Reproduce the data exactly and drop any pictures it holds.

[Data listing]
★ ★ ★
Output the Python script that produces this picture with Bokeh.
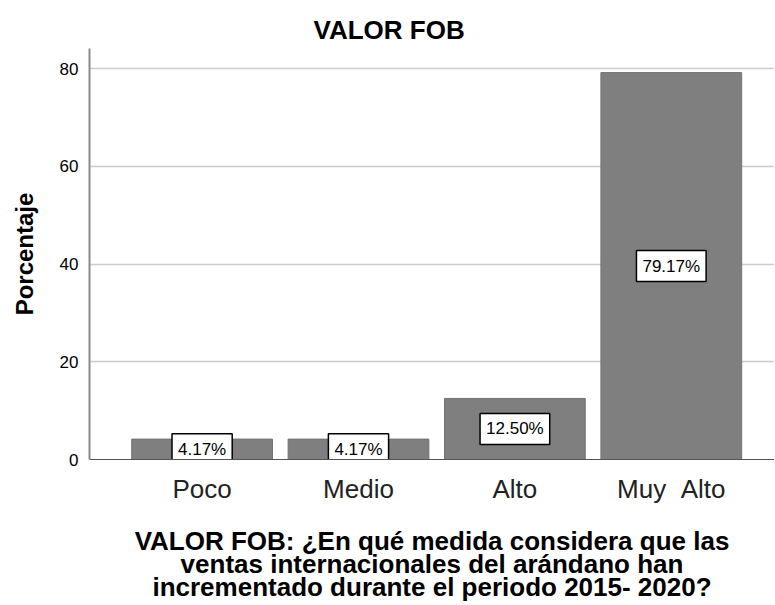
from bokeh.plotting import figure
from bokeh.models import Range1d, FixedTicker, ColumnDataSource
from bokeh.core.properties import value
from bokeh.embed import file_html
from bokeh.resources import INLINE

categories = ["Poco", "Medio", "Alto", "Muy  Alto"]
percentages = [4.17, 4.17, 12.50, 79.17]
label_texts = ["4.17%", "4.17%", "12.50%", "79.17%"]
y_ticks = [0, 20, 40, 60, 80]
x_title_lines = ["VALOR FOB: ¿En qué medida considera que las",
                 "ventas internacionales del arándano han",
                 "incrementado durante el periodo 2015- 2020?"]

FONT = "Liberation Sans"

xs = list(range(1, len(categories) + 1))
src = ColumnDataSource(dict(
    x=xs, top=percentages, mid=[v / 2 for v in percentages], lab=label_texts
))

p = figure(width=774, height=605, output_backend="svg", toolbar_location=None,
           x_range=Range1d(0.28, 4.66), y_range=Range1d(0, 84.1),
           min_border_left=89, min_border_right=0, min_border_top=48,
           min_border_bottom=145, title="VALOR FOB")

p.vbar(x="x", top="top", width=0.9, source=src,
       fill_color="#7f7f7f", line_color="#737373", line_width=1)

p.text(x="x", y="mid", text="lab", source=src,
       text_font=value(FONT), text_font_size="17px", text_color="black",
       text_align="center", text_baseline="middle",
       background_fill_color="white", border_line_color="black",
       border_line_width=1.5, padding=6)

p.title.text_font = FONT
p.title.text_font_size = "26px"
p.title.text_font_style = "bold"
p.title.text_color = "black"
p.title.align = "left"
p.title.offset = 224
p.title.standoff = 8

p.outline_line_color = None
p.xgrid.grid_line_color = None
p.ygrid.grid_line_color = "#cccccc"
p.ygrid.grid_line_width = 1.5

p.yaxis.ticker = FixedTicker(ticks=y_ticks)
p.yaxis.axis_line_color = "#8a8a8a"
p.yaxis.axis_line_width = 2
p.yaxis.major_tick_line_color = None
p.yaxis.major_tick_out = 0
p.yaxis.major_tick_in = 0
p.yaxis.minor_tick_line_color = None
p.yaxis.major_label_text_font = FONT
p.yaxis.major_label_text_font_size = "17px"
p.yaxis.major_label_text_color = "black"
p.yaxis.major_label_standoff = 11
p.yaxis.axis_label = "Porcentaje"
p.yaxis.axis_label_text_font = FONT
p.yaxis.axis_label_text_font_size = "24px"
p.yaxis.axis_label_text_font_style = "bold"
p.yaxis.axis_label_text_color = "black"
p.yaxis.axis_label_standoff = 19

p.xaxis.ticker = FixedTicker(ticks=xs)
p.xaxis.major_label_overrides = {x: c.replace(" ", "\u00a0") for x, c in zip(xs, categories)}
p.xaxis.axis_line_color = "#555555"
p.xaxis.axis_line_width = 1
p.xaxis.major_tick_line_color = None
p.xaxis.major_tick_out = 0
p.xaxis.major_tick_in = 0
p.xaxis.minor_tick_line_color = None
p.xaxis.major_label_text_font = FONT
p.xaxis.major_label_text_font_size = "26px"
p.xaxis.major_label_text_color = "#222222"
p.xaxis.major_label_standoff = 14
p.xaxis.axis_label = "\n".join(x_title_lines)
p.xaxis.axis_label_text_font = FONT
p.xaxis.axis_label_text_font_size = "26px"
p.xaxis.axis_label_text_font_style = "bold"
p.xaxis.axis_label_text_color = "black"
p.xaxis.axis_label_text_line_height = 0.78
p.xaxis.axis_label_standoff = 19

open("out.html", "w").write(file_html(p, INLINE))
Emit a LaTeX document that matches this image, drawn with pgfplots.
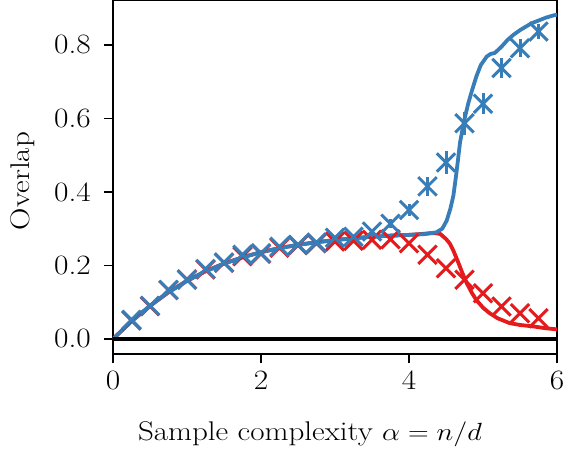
★ ★ ★
• [ANSWER TO THE EXERCISE]
Output the Python script that produces this picture with Bokeh.
from bokeh.plotting import figure
from bokeh.models import Range1d, FixedTicker, ColumnDataSource
from bokeh.core.properties import value
from bokeh.embed import file_html
from bokeh.resources import INLINE

categories = ["Poco", "Medio", "Alto", "Muy  Alto"]
percentages = [4.17, 4.17, 12.50, 79.17]
label_texts = ["4.17%", "4.17%", "12.50%", "79.17%"]
y_ticks = [0, 20, 40, 60, 80]
x_title_lines = ["VALOR FOB: ¿En qué medida considera que las",
                 "ventas internacionales del arándano han",
                 "incrementado durante el periodo 2015- 2020?"]

FONT = "Liberation Sans"

xs = list(range(1, len(categories) + 1))
src = ColumnDataSource(dict(
    x=xs, top=percentages, mid=[v / 2 for v in percentages], lab=label_texts
))

p = figure(width=774, height=605, output_backend="svg", toolbar_location=None,
           x_range=Range1d(0.28, 4.66), y_range=Range1d(0, 84.1),
           min_border_left=89, min_border_right=0, min_border_top=48,
           min_border_bottom=145, title="VALOR FOB")

p.vbar(x="x", top="top", width=0.9, source=src,
       fill_color="#7f7f7f", line_color="#737373", line_width=1)

p.text(x="x", y="mid", text="lab", source=src,
       text_font=value(FONT), text_font_size="17px", text_color="black",
       text_align="center", text_baseline="middle",
       background_fill_color="white", border_line_color="black",
       border_line_width=1.5, padding=6)

p.title.text_font = FONT
p.title.text_font_size = "26px"
p.title.text_font_style = "bold"
p.title.text_color = "black"
p.title.align = "left"
p.title.offset = 224
p.title.standoff = 8

p.outline_line_color = None
p.xgrid.grid_line_color = None
p.ygrid.grid_line_color = "#cccccc"
p.ygrid.grid_line_width = 1.5

p.yaxis.ticker = FixedTicker(ticks=y_ticks)
p.yaxis.axis_line_color = "#8a8a8a"
p.yaxis.axis_line_width = 2
p.yaxis.major_tick_line_color = None
p.yaxis.major_tick_out = 0
p.yaxis.major_tick_in = 0
p.yaxis.minor_tick_line_color = None
p.yaxis.major_label_text_font = FONT
p.yaxis.major_label_text_font_size = "17px"
p.yaxis.major_label_text_color = "black"
p.yaxis.major_label_standoff = 11
p.yaxis.axis_label = "Porcentaje"
p.yaxis.axis_label_text_font = FONT
p.yaxis.axis_label_text_font_size = "24px"
p.yaxis.axis_label_text_font_style = "bold"
p.yaxis.axis_label_text_color = "black"
p.yaxis.axis_label_standoff = 19

p.xaxis.ticker = FixedTicker(ticks=xs)
p.xaxis.major_label_overrides = {x: c.replace(" ", "\u00a0") for x, c in zip(xs, categories)}
p.xaxis.axis_line_color = "#555555"
p.xaxis.axis_line_width = 1
p.xaxis.major_tick_line_color = None
p.xaxis.major_tick_out = 0
p.xaxis.major_tick_in = 0
p.xaxis.minor_tick_line_color = None
p.xaxis.major_label_text_font = FONT
p.xaxis.major_label_text_font_size = "26px"
p.xaxis.major_label_text_color = "#222222"
p.xaxis.major_label_standoff = 14
p.xaxis.axis_label = "\n".join(x_title_lines)
p.xaxis.axis_label_text_font = FONT
p.xaxis.axis_label_text_font_size = "26px"
p.xaxis.axis_label_text_font_style = "bold"
p.xaxis.axis_label_text_color = "black"
p.xaxis.axis_label_text_line_height = 0.78
p.xaxis.axis_label_standoff = 19

open("out.html", "w").write(file_html(p, INLINE))
Emit a LaTeX document that matches this image, drawn with pgfplots.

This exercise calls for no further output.